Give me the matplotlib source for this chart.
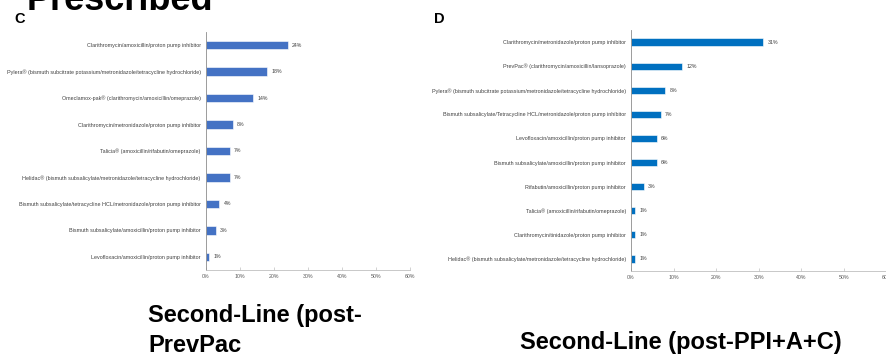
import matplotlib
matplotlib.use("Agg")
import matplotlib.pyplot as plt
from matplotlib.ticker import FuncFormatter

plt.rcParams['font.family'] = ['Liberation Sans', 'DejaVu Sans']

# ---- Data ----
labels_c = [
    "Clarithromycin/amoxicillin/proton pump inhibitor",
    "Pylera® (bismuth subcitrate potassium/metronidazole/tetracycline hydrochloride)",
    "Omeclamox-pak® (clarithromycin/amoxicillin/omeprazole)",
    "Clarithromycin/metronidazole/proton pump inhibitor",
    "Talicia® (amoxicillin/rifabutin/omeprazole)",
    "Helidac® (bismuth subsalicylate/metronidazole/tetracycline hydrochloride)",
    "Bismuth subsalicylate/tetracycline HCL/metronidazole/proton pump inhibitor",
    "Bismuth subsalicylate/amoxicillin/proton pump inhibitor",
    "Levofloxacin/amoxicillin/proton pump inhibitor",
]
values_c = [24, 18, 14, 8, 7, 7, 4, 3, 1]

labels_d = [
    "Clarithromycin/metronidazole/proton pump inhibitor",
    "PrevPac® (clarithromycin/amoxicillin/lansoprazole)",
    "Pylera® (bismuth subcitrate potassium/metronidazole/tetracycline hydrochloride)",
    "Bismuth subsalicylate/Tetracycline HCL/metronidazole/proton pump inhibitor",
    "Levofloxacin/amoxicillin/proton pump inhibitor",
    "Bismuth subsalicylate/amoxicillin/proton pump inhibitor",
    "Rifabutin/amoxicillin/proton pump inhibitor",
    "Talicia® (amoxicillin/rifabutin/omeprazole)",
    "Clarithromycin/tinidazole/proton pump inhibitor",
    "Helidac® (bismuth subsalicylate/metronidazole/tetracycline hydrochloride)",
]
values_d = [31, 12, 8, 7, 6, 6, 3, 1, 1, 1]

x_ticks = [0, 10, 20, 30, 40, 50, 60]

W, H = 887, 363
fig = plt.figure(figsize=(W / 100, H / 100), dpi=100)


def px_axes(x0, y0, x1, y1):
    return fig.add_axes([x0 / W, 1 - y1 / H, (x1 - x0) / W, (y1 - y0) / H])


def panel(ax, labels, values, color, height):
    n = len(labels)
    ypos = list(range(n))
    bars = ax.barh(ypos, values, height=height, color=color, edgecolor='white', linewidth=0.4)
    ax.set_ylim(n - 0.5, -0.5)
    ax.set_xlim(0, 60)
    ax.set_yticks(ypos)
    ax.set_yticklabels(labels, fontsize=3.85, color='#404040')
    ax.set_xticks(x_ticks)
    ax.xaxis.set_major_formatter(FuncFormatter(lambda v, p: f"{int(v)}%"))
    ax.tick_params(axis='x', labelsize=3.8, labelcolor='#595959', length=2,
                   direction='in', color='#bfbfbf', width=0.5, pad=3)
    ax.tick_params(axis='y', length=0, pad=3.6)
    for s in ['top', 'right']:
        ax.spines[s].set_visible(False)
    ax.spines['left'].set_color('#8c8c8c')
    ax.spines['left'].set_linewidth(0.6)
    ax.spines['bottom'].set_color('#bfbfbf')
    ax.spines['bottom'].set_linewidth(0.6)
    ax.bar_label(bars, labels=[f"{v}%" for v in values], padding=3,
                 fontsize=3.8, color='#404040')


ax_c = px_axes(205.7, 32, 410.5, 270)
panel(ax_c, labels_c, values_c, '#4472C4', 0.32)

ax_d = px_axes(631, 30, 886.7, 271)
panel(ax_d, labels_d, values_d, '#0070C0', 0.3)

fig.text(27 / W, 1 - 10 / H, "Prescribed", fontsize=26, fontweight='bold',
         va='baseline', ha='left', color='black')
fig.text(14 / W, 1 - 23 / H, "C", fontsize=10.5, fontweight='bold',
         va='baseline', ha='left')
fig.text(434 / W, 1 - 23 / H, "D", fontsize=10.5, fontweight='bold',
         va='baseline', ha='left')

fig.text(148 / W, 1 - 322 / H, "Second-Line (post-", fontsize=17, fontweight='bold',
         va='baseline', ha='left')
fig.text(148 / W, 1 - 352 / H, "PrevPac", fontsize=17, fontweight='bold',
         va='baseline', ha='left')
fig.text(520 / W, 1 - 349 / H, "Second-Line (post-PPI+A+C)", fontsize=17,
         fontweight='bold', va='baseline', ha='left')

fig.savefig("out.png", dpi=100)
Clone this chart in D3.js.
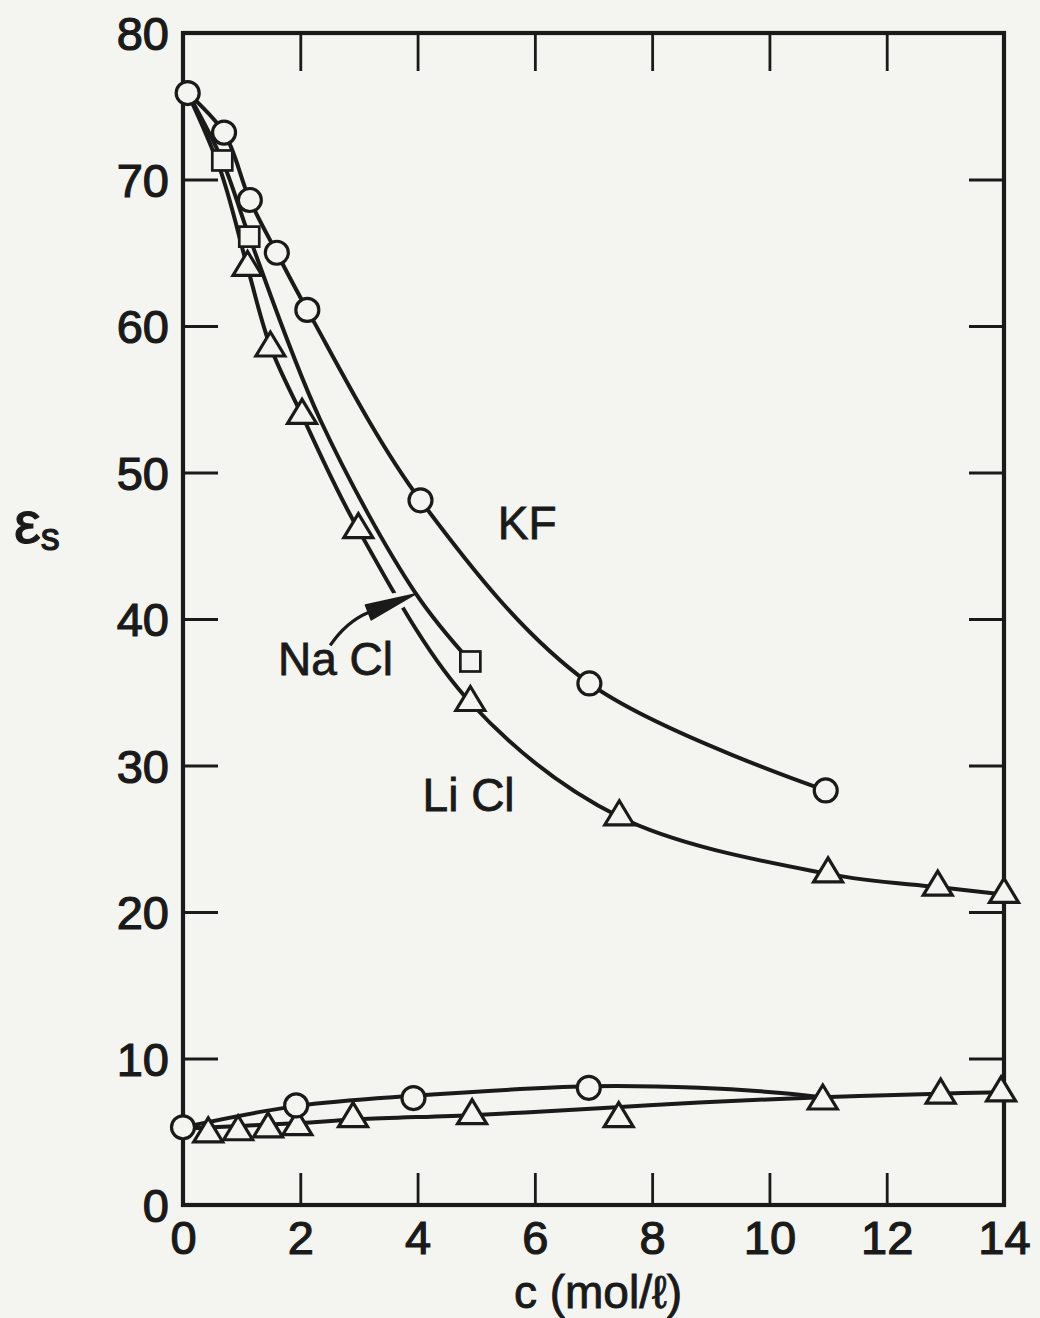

#####

**WHAT TO DO**
From the material above, count the lines that include "this" and give only the total.

**COMPLETE OUTPUT**
2